Thune's laundry list of reasons not to act

When pressed on the issue, Thune offered a cascade of procedural concerns that amounted to a single conclusion: not now.

He cited the need to fund DHS, TSA, the Coast Guard, and FEMA. He pointed to a bipartisan housing bill awaiting Senate approval. He said he would need all 50 Republicans in lockstep, prepared to kill every single Democrat amendment, and suggested that unity simply doesn't exist.

"The talking filibuster issue is one on which there is not, certainly, a unified Republican conference — and there would have to be, if you go down that path."

He then confirmed to reporters that a 60-vote cloture threshold remains a "very real possibility" for the SAVE Act. In other words, the bill will likely need Democratic votes to advance. The same Democrats who have shown, in Thune's own words, very little "cooperation" so far.
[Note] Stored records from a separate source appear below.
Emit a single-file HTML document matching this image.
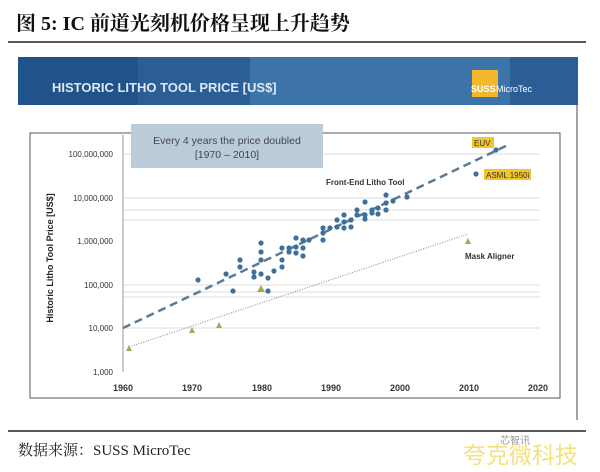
<!DOCTYPE html>
<html><head><meta charset="utf-8"><style>
body{margin:0;width:600px;height:467px;background:#fff;overflow:hidden;font-family:"Liberation Sans","Noto Sans CJK SC",sans-serif}
</style></head><body>
<svg width="600" height="467" xmlns="http://www.w3.org/2000/svg">
<text x="16" y="30" font-family="Liberation Serif,'Noto Serif CJK SC',serif" font-weight="bold" font-size="20" fill="#111">图 5: IC 前道光刻机价格呈现上升趋势</text>
<line x1="8" y1="42" x2="586" y2="42" stroke="#222" stroke-width="1.5"/>
<rect x="18" y="57" width="560" height="48" fill="#2a5e95"/>
<rect x="250" y="57" width="260" height="48" fill="#4a82b8" opacity="0.6"/>
<rect x="18" y="57" width="120" height="48" fill="#1c4f86" opacity="0.7"/>
<text x="52" y="92" font-size="13" font-weight="bold" fill="#dfe8f2">HISTORIC LITHO TOOL PRICE [US$]</text>
<rect x="472" y="70" width="26" height="27" fill="#f2b72b"/>
<text x="471" y="92" font-size="9" font-weight="bold" fill="#fff">SUSS</text><text x="496" y="92" font-size="9" fill="#fff">MicroTec</text>
<line x1="577" y1="105" x2="577" y2="420" stroke="#444" stroke-width="1"/>
<rect x="30" y="133" width="530" height="265" fill="#fff" stroke="#555" stroke-width="1"/>
<g stroke="#ddd" stroke-width="1">
<line x1="123" y1="154" x2="540" y2="154"/><line x1="123" y1="198" x2="540" y2="198"/><line x1="123" y1="210" x2="540" y2="210"/><line x1="123" y1="220" x2="540" y2="220"/>
<line x1="123" y1="285" x2="540" y2="285"/><line x1="123" y1="292" x2="540" y2="292"/><line x1="123" y1="297" x2="540" y2="297"/><line x1="123" y1="328" x2="540" y2="328"/></g>
<line x1="123" y1="135" x2="123" y2="372" stroke="#999"/>
<g font-size="8" fill="#333" text-anchor="end">
<text x="113" y="157">100,000,000</text><text x="113" y="201">10,000,000</text><text x="113" y="244">1,000,000</text><text x="113" y="288">100,000</text><text x="113" y="331">10,000</text><text x="113" y="375">1,000</text></g>
<g font-size="9" font-weight="bold" fill="#333" text-anchor="middle">
<text x="123" y="391">1960</text><text x="192" y="391">1970</text><text x="262" y="391">1980</text><text x="331" y="391">1990</text><text x="400" y="391">2000</text><text x="469" y="391">2010</text><text x="538" y="391">2020</text></g>
<text transform="translate(53,258) rotate(-90)" font-size="9" font-weight="bold" fill="#222" text-anchor="middle">Historic Litho Tool Price [US$]</text>
<rect x="131" y="124" width="192" height="44" fill="#bccbda"/>
<text x="227" y="144" font-size="10.5" fill="#445" text-anchor="middle">Every 4 years the price doubled</text>
<text x="227" y="158" font-size="10.5" fill="#445" text-anchor="middle">[1970 – 2010]</text>
<line x1="123" y1="328" x2="508" y2="145" stroke="#5a7a96" stroke-width="2.5" stroke-dasharray="8,5"/>
<line x1="129" y1="347" x2="468" y2="234" stroke="#888" stroke-width="1" stroke-dasharray="1,1.5"/>
<text x="326" y="185" font-size="8" font-weight="bold" fill="#333">Front-End Litho Tool</text>
<text x="465" y="259" font-size="8" font-weight="bold" fill="#333">Mask Aligner</text>
<rect x="472" y="137" width="22" height="11" fill="#f3c52c"/><text x="474" y="146" font-size="8" fill="#333">EUV</text>
<rect x="484" y="169" width="47" height="11" fill="#f3c52c"/><text x="486" y="178" font-size="8" fill="#333">ASML 1950i</text>
<g fill="#3f6f9c">
<circle cx="198" cy="280" r="2.6"/><circle cx="226" cy="274" r="2.6"/><circle cx="233" cy="291" r="2.6"/><circle cx="240" cy="260" r="2.6"/><circle cx="240" cy="267" r="2.6"/><circle cx="254" cy="272" r="2.6"/><circle cx="254" cy="277" r="2.6"/><circle cx="261" cy="243" r="2.6"/><circle cx="261" cy="252" r="2.6"/><circle cx="261" cy="260" r="2.6"/><circle cx="261" cy="274" r="2.6"/><circle cx="268" cy="278" r="2.6"/><circle cx="268" cy="291" r="2.6"/><circle cx="274" cy="271" r="2.6"/><circle cx="282" cy="260" r="2.6"/><circle cx="282" cy="267" r="2.6"/><circle cx="282" cy="248" r="2.6"/><circle cx="289" cy="248" r="2.6"/><circle cx="289" cy="252" r="2.6"/><circle cx="296" cy="238" r="2.6"/><circle cx="296" cy="247" r="2.6"/><circle cx="296" cy="253" r="2.6"/><circle cx="303" cy="240" r="2.6"/><circle cx="303" cy="248" r="2.6"/><circle cx="303" cy="256" r="2.6"/><circle cx="309" cy="240" r="2.6"/><circle cx="323" cy="228" r="2.6"/><circle cx="323" cy="233" r="2.6"/><circle cx="323" cy="240" r="2.6"/><circle cx="330" cy="228" r="2.6"/><circle cx="337" cy="220" r="2.6"/><circle cx="337" cy="227" r="2.6"/><circle cx="344" cy="215" r="2.6"/><circle cx="344" cy="222" r="2.6"/><circle cx="344" cy="228" r="2.6"/><circle cx="351" cy="220" r="2.6"/><circle cx="351" cy="227" r="2.6"/><circle cx="357" cy="210" r="2.6"/><circle cx="357" cy="215" r="2.6"/><circle cx="365" cy="202" r="2.6"/><circle cx="365" cy="215" r="2.6"/><circle cx="365" cy="219" r="2.6"/><circle cx="372" cy="210" r="2.6"/><circle cx="372" cy="213" r="2.6"/><circle cx="378" cy="208" r="2.6"/><circle cx="378" cy="214" r="2.6"/><circle cx="386" cy="195" r="2.6"/><circle cx="386" cy="203" r="2.6"/><circle cx="386" cy="210" r="2.6"/><circle cx="393" cy="201" r="2.6"/><circle cx="407" cy="197" r="2.6"/><circle cx="476" cy="174" r="2.6"/><circle cx="496" cy="150" r="2.6"/>
</g>
<g fill="#93b05a">
<polygon points="129,345 132,351 126,351"/><polygon points="192,327 195,333 189,333"/><polygon points="219,322 222,328 216,328"/><polygon points="261,285 265,292 257,292"/><polygon points="468,238 471,244 465,244"/></g>
<line x1="8" y1="431" x2="586" y2="431" stroke="#222" stroke-width="1.5"/>
<text x="18" y="455" font-family="Liberation Serif,'Noto Serif CJK SC',serif" font-size="15" fill="#222">数据来源：SUSS MicroTec</text>
<text x="500" y="444" font-size="10" fill="#999">芯智讯</text>
<text x="463" y="463" font-size="23" fill="#f5e27a">夸克微科技</text>
</svg>
</body></html>
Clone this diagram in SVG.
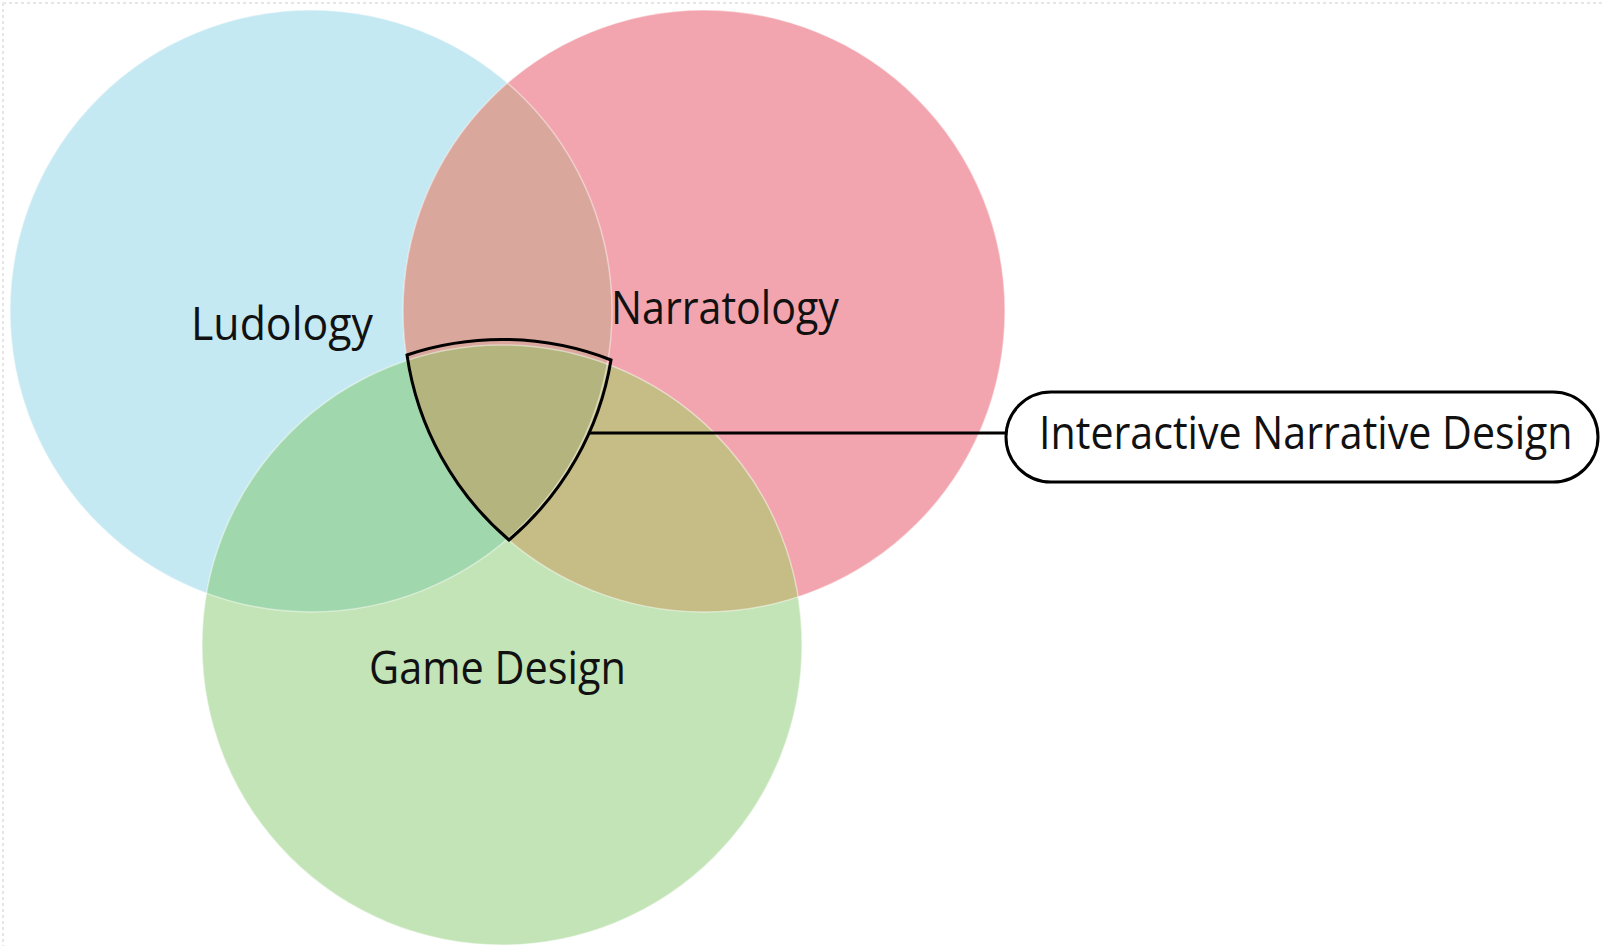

This is the procedural equivalent of saying you can't start a diet because there's cake in the break room. There will always be another bill on the calendar. There will always be a reason to wait.

The Republican split

Thune isn't alone in his hesitation. Sen. Thom Tillis of North Carolina told Punchbowl News last week that he would vote against a motion to proceed on the act without a clear path to passage that doesn't involve eliminating the filibuster. The concern, evidently, is that a talking filibuster could allow the minority party to force votes on some of their own bills.

Think about what that means. Some Republicans are reluctant to use a procedural tool to pass an election integrity bill because Democrats might use the floor time to grandstand on their own priorities. The minority party, which currently fights to restrict Immigration and Customs Enforcement and has shown zero interest in bipartisan cooperation on border security, might get a few symbolic votes.
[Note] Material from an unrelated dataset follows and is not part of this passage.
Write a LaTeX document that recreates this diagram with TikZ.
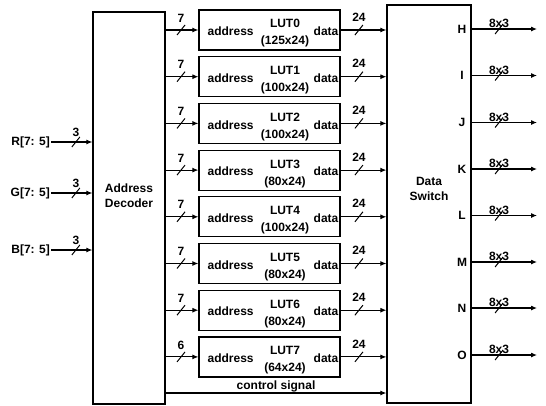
\documentclass[tikz,border=0pt]{standalone}
\usepackage{fontspec}
\setmainfont{Liberation Sans}
\usetikzlibrary{
  arrows.meta,
  positioning,
  decorations.markings
}
\tikzset{
  blk/.style={
    rectangle, draw, line width=1.2pt, inner sep=0pt
  },
  lbl/.style={
    font=\fontsize{12}{14.5}\selectfont\bfseries,
    align=center, inner sep=1pt
  },
  lut/.style={
    blk, minimum width=141pt, minimum height=40pt,
    label={[lbl, anchor=west, xshift=8pt, yshift=-1.5pt]west:address},
    label={[lbl, anchor=east, xshift=-1pt, yshift=-1.5pt]east:data},
    label={[lbl, font=\fontsize{12}{17}\selectfont\bfseries,
            xshift=15.5pt, yshift=-3.5pt]center:#1}
  },
  arr/.style={-{Latex[length=6pt,width=5pt]}, line width=1.1pt},
  % bus line: position of the slash, width label, label height
  bus/.style n args={3}{
    arr, postaction={decorate},
    decoration={markings, mark=at position #1 with {
      \draw[-, line width=1pt] (-4pt,-5pt) -- (4pt,5pt);
      \node[lbl] at (0,#3) {#2};}}
  }
}

\begin{document}
\begin{tikzpicture}[x=1pt, y=-1pt]
    \useasboundingbox (0,0) rectangle (546,405);

    %% ---- decoder and switch --------------------------------------
    \node[blk, minimum width=72pt, minimum height=392pt] (dec) at (129,208) {};
    \node[lbl] (dect) at (129,195.5) {Address\\Decoder};
    \node[blk, minimum width=84pt, minimum height=398pt] (sw) at (429,204) {};
    \node[lbl] (swt) at (429,189) {Data\\Switch};

    %% ---- look-up tables ------------------------------------------
    \node[lut={LUT0\\(125x24)}] (l0) at (269.5,30) {};
    \node[lut={LUT1\\(100x24)}] (l1) at (269.5,76.7) {};
    \node[lut={LUT2\\(100x24)}] (l2) at (269.5,123.4) {};
    \node[lut={LUT3\\(80x24)}]  (l3) at (269.5,170.1) {};
    \node[lut={LUT4\\(100x24)}] (l4) at (269.5,216.8) {};
    \node[lut={LUT5\\(80x24)}]  (l5) at (269.5,263.5) {};
    \node[lut={LUT6\\(80x24)}]  (l6) at (269.5,310.2) {};
    \node[lut={LUT7\\(64x24)}]  (l7) at (269.5,356.9) {};

    %% ---- inputs --------------------------------------------------
    \node[lbl, anchor=east] (r) at (51,142) {R[7: 5]};
    \node[lbl, anchor=east] (g) at (51,193) {G[7: 5]};
    \node[lbl, anchor=east] (b) at (51,250) {B[7: 5]};

    \draw[bus={0.6}{3}{10pt}] (r.east) -- (r.east -| dec.west);
    \draw[bus={0.6}{3}{10pt}] (g.east) -- (g.east -| dec.west);
    \draw[bus={0.6}{3}{10pt}] (b.east) -- (b.east -| dec.west);

    %% ---- decoder to tables ---------------------------------------
    \draw[bus={0.47}{7}{12pt}] (l0.west -| dec.east) -- (l0.west);
    \draw[bus={0.47}{7}{12pt}] (l1.west -| dec.east) -- (l1.west);
    \draw[bus={0.47}{7}{12pt}] (l2.west -| dec.east) -- (l2.west);
    \draw[bus={0.47}{7}{12pt}] (l3.west -| dec.east) -- (l3.west);
    \draw[bus={0.47}{7}{12pt}] (l4.west -| dec.east) -- (l4.west);
    \draw[bus={0.47}{7}{12pt}] (l5.west -| dec.east) -- (l5.west);
    \draw[bus={0.47}{7}{12pt}] (l6.west -| dec.east) -- (l6.west);
    \draw[bus={0.47}{6}{12pt}] (l7.west -| dec.east) -- (l7.west);

    %% ---- tables to switch ----------------------------------------
    \draw[bus={0.4}{24}{13pt}] (l0.east) -- (l0.east -| sw.west);
    \draw[bus={0.4}{24}{13pt}] (l1.east) -- (l1.east -| sw.west);
    \draw[bus={0.4}{24}{13pt}] (l2.east) -- (l2.east -| sw.west);
    \draw[bus={0.4}{24}{13pt}] (l3.east) -- (l3.east -| sw.west);
    \draw[bus={0.4}{24}{13pt}] (l4.east) -- (l4.east -| sw.west);
    \draw[bus={0.4}{24}{13pt}] (l5.east) -- (l5.east -| sw.west);
    \draw[bus={0.4}{24}{13pt}] (l6.east) -- (l6.east -| sw.west);
    \draw[bus={0.4}{24}{13pt}] (l7.east) -- (l7.east -| sw.west);

    %% ---- outputs -------------------------------------------------
    \coordinate (end) at (537,0);
    \node[lbl] (oh) at (462,29) {H};
    \node[lbl] (oi) at (462,75.5) {I};
    \node[lbl] (oj) at (462,122.5) {J};
    \node[lbl] (ok) at (462,169) {K};
    \node[lbl] (ol) at (462,215.5) {L};
    \node[lbl] (om) at (462,262) {M};
    \node[lbl] (on) at (462,308) {N};
    \node[lbl] (oo) at (462,355) {O};

    \draw[bus={0.42}{8x3}{5.5pt}] (oh -| sw.east) -- (oh -| end);
    \draw[bus={0.42}{8x3}{5.5pt}] (oi -| sw.east) -- (oi -| end);
    \draw[bus={0.42}{8x3}{5.5pt}] (oj -| sw.east) -- (oj -| end);
    \draw[bus={0.42}{8x3}{5.5pt}] (ok -| sw.east) -- (ok -| end);
    \draw[bus={0.42}{8x3}{5.5pt}] (ol -| sw.east) -- (ol -| end);
    \draw[bus={0.42}{8x3}{5.5pt}] (om -| sw.east) -- (om -| end);
    \draw[bus={0.42}{8x3}{5.5pt}] (on -| sw.east) -- (on -| end);
    \draw[bus={0.42}{8x3}{5.5pt}] (oo -| sw.east) -- (oo -| end);

    %% ---- control signal ------------------------------------------
    \coordinate (ctl) at (0,393);
    \draw[arr] (dec.east |- ctl) -- node[lbl, above=-0.5pt] {control signal}
      (sw.west |- ctl);

\end{tikzpicture}
\end{document}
Meanwhile, the actual bill that would require proof of citizenship to vote sits in limbo.

What the talking filibuster actually requires

The talking filibuster isn't some nuclear option. It doesn't eliminate the 60-vote threshold permanently. It forces senators who oppose a bill to actually stand on the floor and explain why. It transforms obstruction from a silent, procedural maneuver into a public act that voters can see and judge for themselves.

Democrats who want to block a bill requiring proof of citizenship to vote would have to explain that camera position, for hours, to the American public. That's not a bug. That's the point.
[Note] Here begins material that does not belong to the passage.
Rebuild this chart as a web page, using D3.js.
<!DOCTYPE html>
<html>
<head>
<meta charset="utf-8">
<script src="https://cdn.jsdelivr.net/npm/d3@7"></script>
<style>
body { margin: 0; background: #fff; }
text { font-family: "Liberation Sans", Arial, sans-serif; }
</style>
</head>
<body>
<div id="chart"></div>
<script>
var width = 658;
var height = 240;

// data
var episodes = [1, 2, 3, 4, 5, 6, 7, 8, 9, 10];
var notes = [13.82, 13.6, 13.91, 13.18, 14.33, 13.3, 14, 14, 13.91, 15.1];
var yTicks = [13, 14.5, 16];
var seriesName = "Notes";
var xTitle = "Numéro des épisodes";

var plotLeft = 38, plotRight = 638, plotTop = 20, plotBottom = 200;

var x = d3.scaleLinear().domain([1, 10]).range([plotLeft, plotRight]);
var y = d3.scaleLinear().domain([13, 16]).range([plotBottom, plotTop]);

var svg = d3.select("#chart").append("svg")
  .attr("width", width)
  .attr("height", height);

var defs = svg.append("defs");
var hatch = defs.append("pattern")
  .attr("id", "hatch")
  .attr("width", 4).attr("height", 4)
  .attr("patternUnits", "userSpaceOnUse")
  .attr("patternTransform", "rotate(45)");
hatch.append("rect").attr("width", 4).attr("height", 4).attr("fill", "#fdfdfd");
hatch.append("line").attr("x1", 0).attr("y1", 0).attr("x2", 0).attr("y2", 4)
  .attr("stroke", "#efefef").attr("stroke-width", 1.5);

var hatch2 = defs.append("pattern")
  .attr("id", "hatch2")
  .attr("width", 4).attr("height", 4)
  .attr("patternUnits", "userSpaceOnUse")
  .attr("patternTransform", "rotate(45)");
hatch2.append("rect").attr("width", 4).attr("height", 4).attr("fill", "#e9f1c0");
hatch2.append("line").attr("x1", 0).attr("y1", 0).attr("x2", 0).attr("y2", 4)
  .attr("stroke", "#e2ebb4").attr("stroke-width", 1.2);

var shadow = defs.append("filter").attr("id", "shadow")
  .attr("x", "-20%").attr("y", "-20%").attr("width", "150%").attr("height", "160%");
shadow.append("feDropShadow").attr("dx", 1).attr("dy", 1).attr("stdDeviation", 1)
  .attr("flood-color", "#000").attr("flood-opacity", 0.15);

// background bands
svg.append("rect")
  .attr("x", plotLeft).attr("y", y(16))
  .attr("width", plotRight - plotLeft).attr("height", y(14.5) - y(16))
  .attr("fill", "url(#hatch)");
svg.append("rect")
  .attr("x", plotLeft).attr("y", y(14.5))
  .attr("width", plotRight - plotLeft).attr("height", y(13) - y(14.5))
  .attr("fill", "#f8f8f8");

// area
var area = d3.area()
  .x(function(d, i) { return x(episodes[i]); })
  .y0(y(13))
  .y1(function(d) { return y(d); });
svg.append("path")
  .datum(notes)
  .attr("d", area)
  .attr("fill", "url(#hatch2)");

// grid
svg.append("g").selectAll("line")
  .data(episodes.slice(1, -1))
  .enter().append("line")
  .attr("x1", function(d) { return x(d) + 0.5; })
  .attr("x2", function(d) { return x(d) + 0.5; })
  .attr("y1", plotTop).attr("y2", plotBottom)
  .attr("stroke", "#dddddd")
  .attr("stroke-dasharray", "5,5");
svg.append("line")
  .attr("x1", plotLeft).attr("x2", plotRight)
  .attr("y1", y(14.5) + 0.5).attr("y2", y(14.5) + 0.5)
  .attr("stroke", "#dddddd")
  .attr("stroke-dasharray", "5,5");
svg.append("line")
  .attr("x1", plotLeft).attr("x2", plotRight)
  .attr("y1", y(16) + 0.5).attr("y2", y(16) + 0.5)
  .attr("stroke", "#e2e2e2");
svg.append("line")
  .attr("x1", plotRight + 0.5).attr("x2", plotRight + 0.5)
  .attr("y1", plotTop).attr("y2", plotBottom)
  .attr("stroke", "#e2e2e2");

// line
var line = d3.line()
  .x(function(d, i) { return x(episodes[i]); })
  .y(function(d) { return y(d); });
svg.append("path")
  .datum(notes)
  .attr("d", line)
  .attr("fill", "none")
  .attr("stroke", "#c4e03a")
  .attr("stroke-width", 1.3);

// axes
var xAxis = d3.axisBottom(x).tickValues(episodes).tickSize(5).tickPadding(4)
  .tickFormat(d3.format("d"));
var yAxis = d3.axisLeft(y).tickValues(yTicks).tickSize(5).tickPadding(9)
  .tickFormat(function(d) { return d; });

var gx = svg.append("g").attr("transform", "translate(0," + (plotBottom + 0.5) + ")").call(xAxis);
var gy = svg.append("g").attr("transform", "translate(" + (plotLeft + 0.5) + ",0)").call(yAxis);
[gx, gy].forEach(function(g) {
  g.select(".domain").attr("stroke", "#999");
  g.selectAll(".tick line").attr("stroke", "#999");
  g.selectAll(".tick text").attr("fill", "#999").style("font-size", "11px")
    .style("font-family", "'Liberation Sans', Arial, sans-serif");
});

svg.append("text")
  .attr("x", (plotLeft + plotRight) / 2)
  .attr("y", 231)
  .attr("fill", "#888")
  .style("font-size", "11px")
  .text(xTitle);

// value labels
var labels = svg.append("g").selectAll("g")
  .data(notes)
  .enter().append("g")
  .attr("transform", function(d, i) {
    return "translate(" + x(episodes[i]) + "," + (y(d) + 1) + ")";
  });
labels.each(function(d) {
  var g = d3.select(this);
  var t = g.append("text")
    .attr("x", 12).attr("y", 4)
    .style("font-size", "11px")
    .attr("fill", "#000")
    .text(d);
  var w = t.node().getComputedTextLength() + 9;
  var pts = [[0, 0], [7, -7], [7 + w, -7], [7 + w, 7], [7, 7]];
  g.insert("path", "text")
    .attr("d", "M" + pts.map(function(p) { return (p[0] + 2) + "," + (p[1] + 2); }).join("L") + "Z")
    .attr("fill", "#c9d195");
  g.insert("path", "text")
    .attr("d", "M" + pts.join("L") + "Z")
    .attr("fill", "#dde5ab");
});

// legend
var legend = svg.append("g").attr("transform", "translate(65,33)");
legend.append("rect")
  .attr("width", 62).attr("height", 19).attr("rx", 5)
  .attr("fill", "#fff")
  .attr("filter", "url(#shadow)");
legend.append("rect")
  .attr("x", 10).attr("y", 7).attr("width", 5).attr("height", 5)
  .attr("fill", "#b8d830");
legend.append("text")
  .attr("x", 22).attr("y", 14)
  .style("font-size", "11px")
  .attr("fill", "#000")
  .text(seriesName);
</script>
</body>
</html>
Sen. Lee understands this. The president understands this. The question is why leadership treats transparency as a threat rather than an opportunity.

The real risk of waiting

Thune framed his reluctance as pragmatism. He said he's "hopeful there will be a breakthrough" that involves Democratic cooperation. But hope is not a strategy, and waiting for Democrats to cooperate on election integrity is like waiting for the tide to reverse itself.

"And so I'm hopeful there will be a breakthrough… that's going to require some, you know, obviously cooperation from the Democrats, who we haven't seen a lot of so far."

He knows this. He said it himself. Democrats haven't cooperated. They aren't going to cooperate. And every week the SAVE Act languishes is another week closer to an election cycle where the integrity of the voter rolls remains an open question.

The stakes beyond procedure

Election integrity is not a second-tier issue that can wait behind housing bills and continuing resolutions. It is foundational. Every other policy victory is downstream of who gets to vote and whether those voters are legally eligible to do so.

Republican voters sent a majority to the Senate to act on exactly these kinds of priorities. They didn't send them to defer, to hope for bipartisan breakthroughs that aren't coming, or to treat the filibuster as a sacred relic that can never be tested.

The president made his position clear from the rostrum of the House chamber. The sponsor of the bill has made the case repeatedly. The procedural tool exists. The votes may be difficult to whip, but that is what leadership is for.

Thune says there's "just not support for doing that at this point." The job of a majority leader is to build that support, not to report its absence like a weather forecast.